A limitation of many in vivo studies that examined the beneficial effects of InsP6 ingestion is their lack of analytical determination of the different InsPs in biological fluids and tissues. InsP6 lacks spectral characteristics that allow easy identification and does not have properties that enable the development of simple analytical methods. An added difficulty is that it is necessary to consider that numerous InsPs products result from InsP6 dephosphorylation (the different isomers should also be considered), and these products have similar chemical and biological properties. The most common analytical methods used to quantify InsP6 are based on the non-specific evaluation of total inorganic phosphate or complex formation by phosphate groups [17,20], but these procedures obviously require previous purification and separation. Since these methods are nonspecific and the different InsPs have similar properties, the application of these methods may overestimate the amount of InsP6 when other InsPs are present [22,23]. In the study of this paper, we assessed the performance of one of these nonspecific methods for measuring InsPs [17] to quantify the content of InsPs of the different hydrolysates, and we then compared the results with those obtained by MS/MS. The results indicated that, as the amount of InsP6 decreased because of hydrolysis, the overall amount of InsPs also decreased, and the phosphate ion concentration increased, as can be seen in Table 2. After 24 h of hydrolysis, our MS/MS results indicated that there was very little InsP6, and yet the total amount of InsPs was only reduced by about 50% (from 0.82 to 0.39 mM). Only after 72 h of hydrolysis, when the level of total InsPs was very low (with InsP2 being the predominant species), the non-specific method indicated a greatly reduced level of total InsPs (0.10 mM).

It is important to note that, in animal experiments in which InsP6 was eliminated from the diet, the nonspecific determination of InsPs in the urine indicated extremely low levels [9], and these levels increased significantly when dietary InsP6 was re-administered. Other research has shown that experimental animals that were given diets that did not contain InsP6 only excreted small amounts of InsP2 in their urine [22]. Therefore, the nonspecific determination of InsPs in urine can provide some useful information. However, there is a need for sensitive and specific methods for the determination of the different InsPs in biological fluids. Although the development of such methods appears difficult, it is clearly important because the different InsPs seem to have different biological effects.

5. Conclusions

Our in vitro experiments indicated that the hydrolysis products of InsP6 functioned as inhibitors of CaOx crystallization.
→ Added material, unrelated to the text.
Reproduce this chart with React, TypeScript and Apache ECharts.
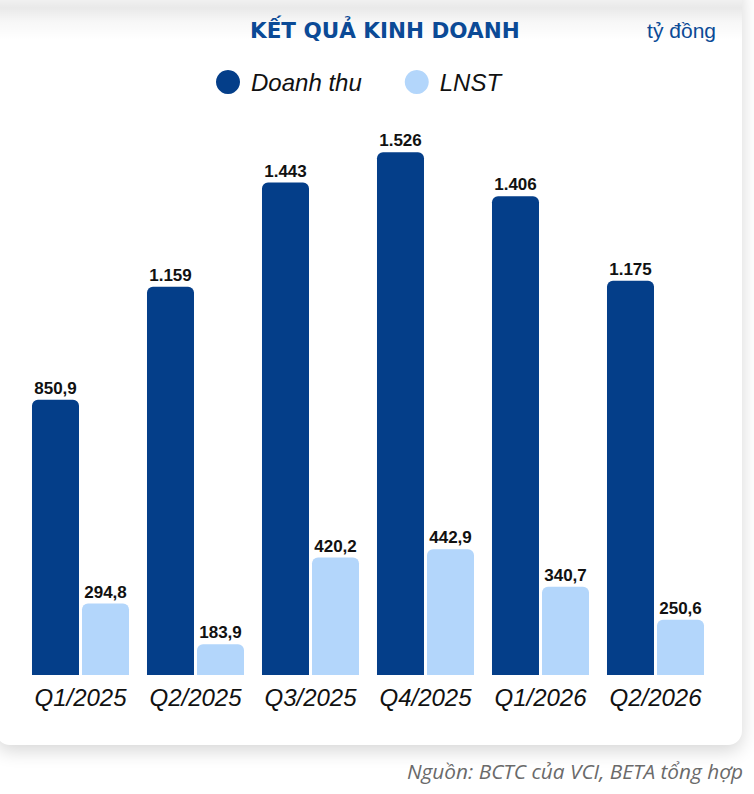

Thus, even though InsP6 is enzymatically hydrolyzed after consumption, its hydrolysis products also inhibit crystallization. This may explain the positive effects of the consumption of phytate on pathological calcifications. Although the determination of total InsPs level can be useful, it is necessary to develop sensitive and specific analytical methods that can quantify each of the hydrolyzed InsPs.